Which is, of course, a metaphor for magazines these days—significantly less thriving and essential than they used to be, but still hanging in there, hoping to catch your eye.
It would be wrong to say that my family no longer gets any magazines. My husband has a gift subscription to a TV nostalgia magazine, which is fun, and my husband and son each receive a magazine called Columbia because they are members of the Knights of Columbus. These stack up on our coffee table and may make it look like we are still magazine people.
But the last subscription we actually sought out and paid for—for a weekly news magazine that involved people I was a fan of online—was quickly canceled not because we didn’t like it but because we didn’t have time to read it. If you never quite get to that article online, it fades away into the ether; if you don’t get to it in a magazine, it sits on the coffee table guilting you.
Which makes me nostalgic for the time in my life when I used to read a magazine cover to cover fresh out of the mailbox. Those were the days, when I had the time and the patience and the eyesight. Tiger Beat and TV Guide were early favorites. I think I had inaugural subscriptions to People and Entertainment Weekly. I know that at one time I subscribed to Film Comment and to GQ, since I have an issue of each among my collection of old books. One I kept for a story on The Big Chill, the other for a recipe for hot buttered rum (which although I gave up alcohol longer ago than magazines, still inspires warm memories of a particular snowy getaway with friends).
Do you still read magazines, whether by subscription or B&N browsing or an impulse grab at the grocery checkout? Weigh in in the poll, and share your magazine memories in the comments.

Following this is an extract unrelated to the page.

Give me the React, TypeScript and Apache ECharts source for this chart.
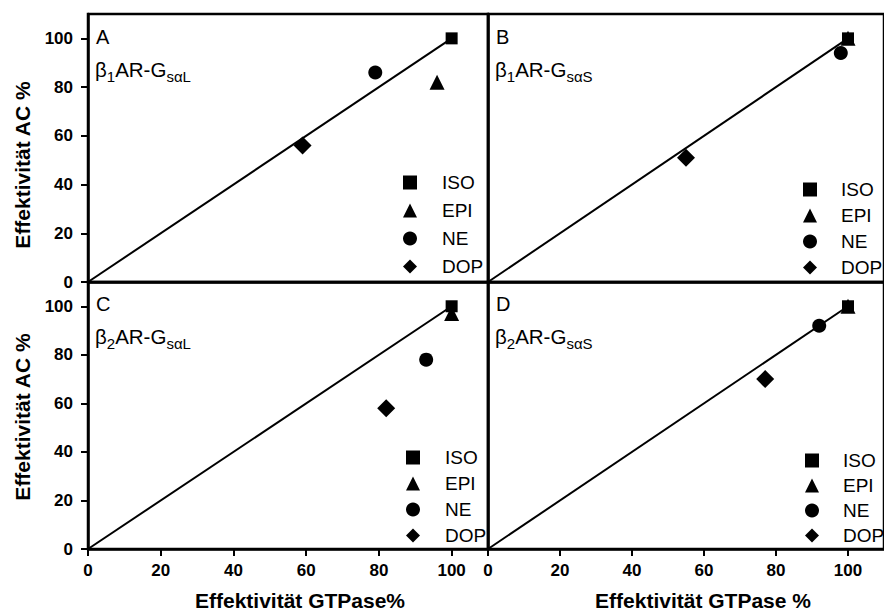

This week on the Parenting Roundabout Podcast
We had a double episode of new streamers on Wednesday, as we said goodbye to A Gentleman in Moscow and howdy to Only Murders in the Building season 4. I liked AGIM more than I expected to, and if you have access to Paramount Plus somewhere on your overabundance of viewing options (it was rolling around in my cable’s On Demand), and you enjoy historical dramas and found families and impressive mustaches, give it a look. It’s eight episodes, so not a huge commitment. And you can listen to us ramble on about each one afterward.
What’s making me feel old this week
Besides remembering when I used to read magazines, and write for magazines, and edit magazines? Maybe realizing that at the end of a decades-spanning drama, the aged characters are still probably younger than I am. Alexander can still climb all those stairs to his room! I’d be sleeping on a couch in the lobby.




When I was working full-time I subscribed to & faithfully read about 6 different magazines by reading them over my lunchtime. Once I retired & had time to read them whenever I wanted to, I stopped reading all of them, let all the subscriptions lapse, and now just (rarely) go back & read some of those accumulated back issues. That is the last thing I ever expected to happen. (smh)
I miss the days when I worked at a magazine, so reading magazines was part of my job! Now I just shelve them as part of my job.